------ Records for the exercise

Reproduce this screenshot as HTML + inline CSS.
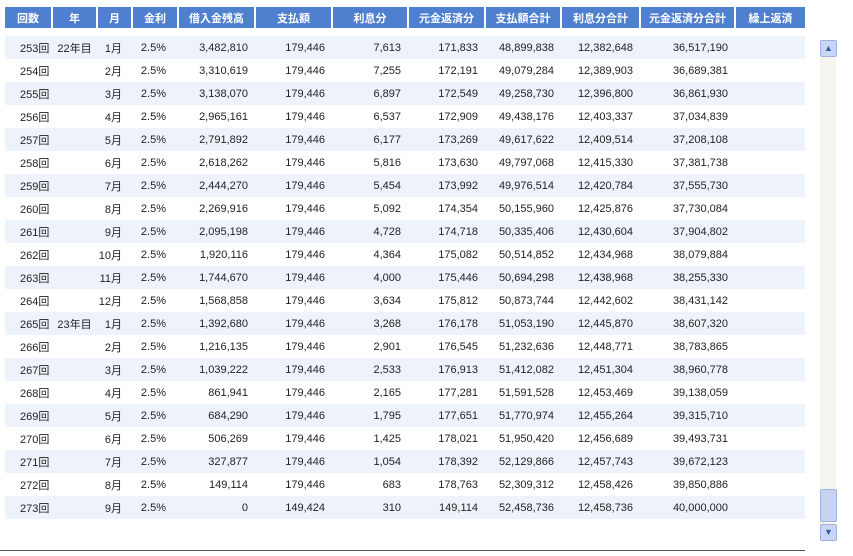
<!DOCTYPE html>
<html><head><meta charset="utf-8"><style>
body{margin:0;background:#fff;width:853px;height:556px;overflow:hidden;position:relative;font-family:"Liberation Sans","Noto Sans CJK JP",sans-serif;}
table{position:absolute;left:5px;top:7px;border-collapse:collapse;table-layout:fixed;width:800px;font-size:11px;color:#222;}
th{background:#4f7fcf;color:#fff;font-weight:bold;height:21px;padding:0;border-right:2px solid #fff;font-size:11px;}
tr.gap td{height:8px;background:#fff;}
td{height:23px;padding:0;white-space:nowrap;}
tbody tr:nth-child(even) td{background:#eef2fa;}
td:nth-child(1){padding-left:15px;}
td:nth-child(2){text-align:center;}
td:nth-child(3){text-align:right;padding-right:10px;}
td:nth-child(4){text-align:right;padding-right:12px;}
td:nth-child(n+5){text-align:right;padding-right:7px;}
.sb{position:absolute;left:820px;top:40px;width:16px;height:500px;background:#f6f4ee;}
.btn{position:absolute;left:0;width:15px;height:15px;background:#c8d6f4;border:1px solid #9fb3df;border-radius:2px;color:#3a5aa0;font-size:9px;text-align:center;line-height:15px;}
.thumb{position:absolute;left:0;top:449px;width:15px;height:31px;background:#c6d4f2;border:1px solid #9fb3df;border-radius:2px;}
.line{position:absolute;left:0;top:550px;width:805px;height:1px;background:#555;}
</style></head><body>
<table>
<colgroup><col style="width:47px"><col style="width:45px"><col style="width:35px"><col style="width:46px"><col style="width:77px"><col style="width:77px"><col style="width:76px"><col style="width:77px"><col style="width:76px"><col style="width:79px"><col style="width:95px"><col style="width:70px"></colgroup>
<thead><tr><th>回数</th><th>年</th><th>月</th><th>金利</th><th>借入金残高</th><th>支払額</th><th>利息分</th><th>元金返済分</th><th>支払額合計</th><th>利息分合計</th><th>元金返済分合計</th><th style="border-right:0">繰上返済</th></tr></thead>
<tbody>
<tr class="gap"><td colspan="12"></td></tr>
<tr><td>253回</td><td>22年目</td><td>1月</td><td>2.5%</td><td>3,482,810</td><td>179,446</td><td>7,613</td><td>171,833</td><td>48,899,838</td><td>12,382,648</td><td>36,517,190</td><td></td></tr>
<tr><td>254回</td><td></td><td>2月</td><td>2.5%</td><td>3,310,619</td><td>179,446</td><td>7,255</td><td>172,191</td><td>49,079,284</td><td>12,389,903</td><td>36,689,381</td><td></td></tr>
<tr><td>255回</td><td></td><td>3月</td><td>2.5%</td><td>3,138,070</td><td>179,446</td><td>6,897</td><td>172,549</td><td>49,258,730</td><td>12,396,800</td><td>36,861,930</td><td></td></tr>
<tr><td>256回</td><td></td><td>4月</td><td>2.5%</td><td>2,965,161</td><td>179,446</td><td>6,537</td><td>172,909</td><td>49,438,176</td><td>12,403,337</td><td>37,034,839</td><td></td></tr>
<tr><td>257回</td><td></td><td>5月</td><td>2.5%</td><td>2,791,892</td><td>179,446</td><td>6,177</td><td>173,269</td><td>49,617,622</td><td>12,409,514</td><td>37,208,108</td><td></td></tr>
<tr><td>258回</td><td></td><td>6月</td><td>2.5%</td><td>2,618,262</td><td>179,446</td><td>5,816</td><td>173,630</td><td>49,797,068</td><td>12,415,330</td><td>37,381,738</td><td></td></tr>
<tr><td>259回</td><td></td><td>7月</td><td>2.5%</td><td>2,444,270</td><td>179,446</td><td>5,454</td><td>173,992</td><td>49,976,514</td><td>12,420,784</td><td>37,555,730</td><td></td></tr>
<tr><td>260回</td><td></td><td>8月</td><td>2.5%</td><td>2,269,916</td><td>179,446</td><td>5,092</td><td>174,354</td><td>50,155,960</td><td>12,425,876</td><td>37,730,084</td><td></td></tr>
<tr><td>261回</td><td></td><td>9月</td><td>2.5%</td><td>2,095,198</td><td>179,446</td><td>4,728</td><td>174,718</td><td>50,335,406</td><td>12,430,604</td><td>37,904,802</td><td></td></tr>
<tr><td>262回</td><td></td><td>10月</td><td>2.5%</td><td>1,920,116</td><td>179,446</td><td>4,364</td><td>175,082</td><td>50,514,852</td><td>12,434,968</td><td>38,079,884</td><td></td></tr>
<tr><td>263回</td><td></td><td>11月</td><td>2.5%</td><td>1,744,670</td><td>179,446</td><td>4,000</td><td>175,446</td><td>50,694,298</td><td>12,438,968</td><td>38,255,330</td><td></td></tr>
<tr><td>264回</td><td></td><td>12月</td><td>2.5%</td><td>1,568,858</td><td>179,446</td><td>3,634</td><td>175,812</td><td>50,873,744</td><td>12,442,602</td><td>38,431,142</td><td></td></tr>
<tr><td>265回</td><td>23年目</td><td>1月</td><td>2.5%</td><td>1,392,680</td><td>179,446</td><td>3,268</td><td>176,178</td><td>51,053,190</td><td>12,445,870</td><td>38,607,320</td><td></td></tr>
<tr><td>266回</td><td></td><td>2月</td><td>2.5%</td><td>1,216,135</td><td>179,446</td><td>2,901</td><td>176,545</td><td>51,232,636</td><td>12,448,771</td><td>38,783,865</td><td></td></tr>
<tr><td>267回</td><td></td><td>3月</td><td>2.5%</td><td>1,039,222</td><td>179,446</td><td>2,533</td><td>176,913</td><td>51,412,082</td><td>12,451,304</td><td>38,960,778</td><td></td></tr>
<tr><td>268回</td><td></td><td>4月</td><td>2.5%</td><td>861,941</td><td>179,446</td><td>2,165</td><td>177,281</td><td>51,591,528</td><td>12,453,469</td><td>39,138,059</td><td></td></tr>
<tr><td>269回</td><td></td><td>5月</td><td>2.5%</td><td>684,290</td><td>179,446</td><td>1,795</td><td>177,651</td><td>51,770,974</td><td>12,455,264</td><td>39,315,710</td><td></td></tr>
<tr><td>270回</td><td></td><td>6月</td><td>2.5%</td><td>506,269</td><td>179,446</td><td>1,425</td><td>178,021</td><td>51,950,420</td><td>12,456,689</td><td>39,493,731</td><td></td></tr>
<tr><td>271回</td><td></td><td>7月</td><td>2.5%</td><td>327,877</td><td>179,446</td><td>1,054</td><td>178,392</td><td>52,129,866</td><td>12,457,743</td><td>39,672,123</td><td></td></tr>
<tr><td>272回</td><td></td><td>8月</td><td>2.5%</td><td>149,114</td><td>179,446</td><td>683</td><td>178,763</td><td>52,309,312</td><td>12,458,426</td><td>39,850,886</td><td></td></tr>
<tr><td>273回</td><td></td><td>9月</td><td>2.5%</td><td>0</td><td>149,424</td><td>310</td><td>149,114</td><td>52,458,736</td><td>12,458,736</td><td>40,000,000</td><td></td></tr>
</tbody></table>
<div class="sb"><div class="btn" style="top:0">▲</div><div class="thumb"></div><div class="btn" style="top:484px">▼</div></div>
<div class="line"></div>
</body></html>
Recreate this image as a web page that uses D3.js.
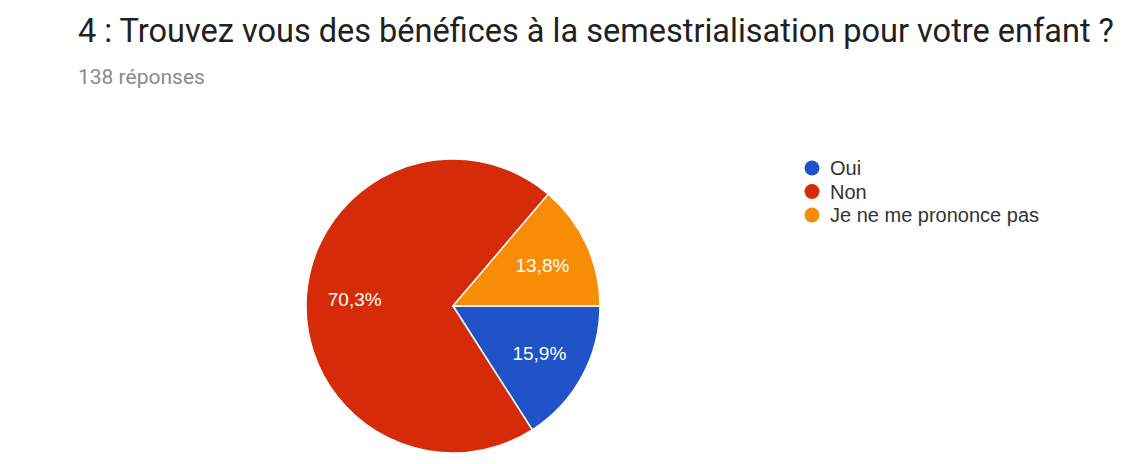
<!DOCTYPE html>
<html>
<head>
<meta charset="utf-8">
<script src="https://cdn.jsdelivr.net/npm/d3@7"></script>
<style>
  body { margin: 0; background: #fff; }
  svg { display: block; }
</style>
</head>
<body>
<div id="chart"></div>
<script>
// data (138 answers)
const categories = ["Oui", "Non", "Je ne me prononce pas"];
const counts = [22, 97, 19];
const pctLabels = ["15,9%", "70,3%", "13,8%"];
const colors = ["#2052c8", "#d62b08", "#f78d05"];

const width = 1133, height = 464;
const cx = 453, cy = 306, radius = 147;

const svg = d3.select("#chart").append("svg")
    .attr("width", width)
    .attr("height", height);

// title + count
svg.append("text")
    .attr("x", 78).attr("y", 42)
    .attr("font-family", "Roboto")
    .attr("font-size", 32.5)
    .attr("fill", "#212121")
    .text("4 : Trouvez vous des bénéfices à la semestrialisation pour votre enfant ?");

svg.append("text")
    .attr("x", 78).attr("y", 84)
    .attr("font-family", "Roboto")
    .attr("font-size", 21)
    .attr("fill", "#8a8a8a")
    .text(counts.reduce((a, b) => a + b, 0) + " réponses");

// pie, starting at 3 o'clock and going clockwise
const pie = d3.pie()
    .sort(null)
    .startAngle(Math.PI / 2)
    .endAngle(Math.PI / 2 + 2 * Math.PI)
    .value(d => d);

const arcs = pie(counts);
const arc = d3.arc().innerRadius(0).outerRadius(radius);
const labelArc = d3.arc().innerRadius(radius * 0.67).outerRadius(radius * 0.67);

const g = svg.append("g").attr("transform", `translate(${cx},${cy})`);

g.selectAll("path")
    .data(arcs)
    .join("path")
    .attr("d", arc)
    .attr("fill", (d, i) => colors[i])
    .attr("stroke", "#fff")
    .attr("stroke-width", 1.5);

g.selectAll("text")
    .data(arcs)
    .join("text")
    .attr("transform", d => `translate(${labelArc.centroid(d)})`)
    .attr("text-anchor", "middle")
    .attr("dy", "0.36em")
    .attr("font-family", "Liberation Sans, Arial")
    .attr("font-size", 19)
    .attr("fill", "#fff")
    .text((d, i) => pctLabels[i]);

// legend
const legend = svg.append("g").attr("transform", "translate(812,168)");
const item = legend.selectAll("g")
    .data(categories)
    .join("g")
    .attr("transform", (d, i) => `translate(0,${i * 23.5})`);

item.append("circle")
    .attr("r", 7.5)
    .attr("fill", (d, i) => colors[i]);

item.append("text")
    .attr("x", 18)
    .attr("dy", "0.36em")
    .attr("font-family", "Liberation Sans, Arial")
    .attr("font-size", 20)
    .attr("fill", "#333")
    .text(d => d);
</script>
</body>
</html>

------------

■ **Aim**: Give the number of lines in the records that contain the string "this", with no other output.

■ **Problem solution**: 2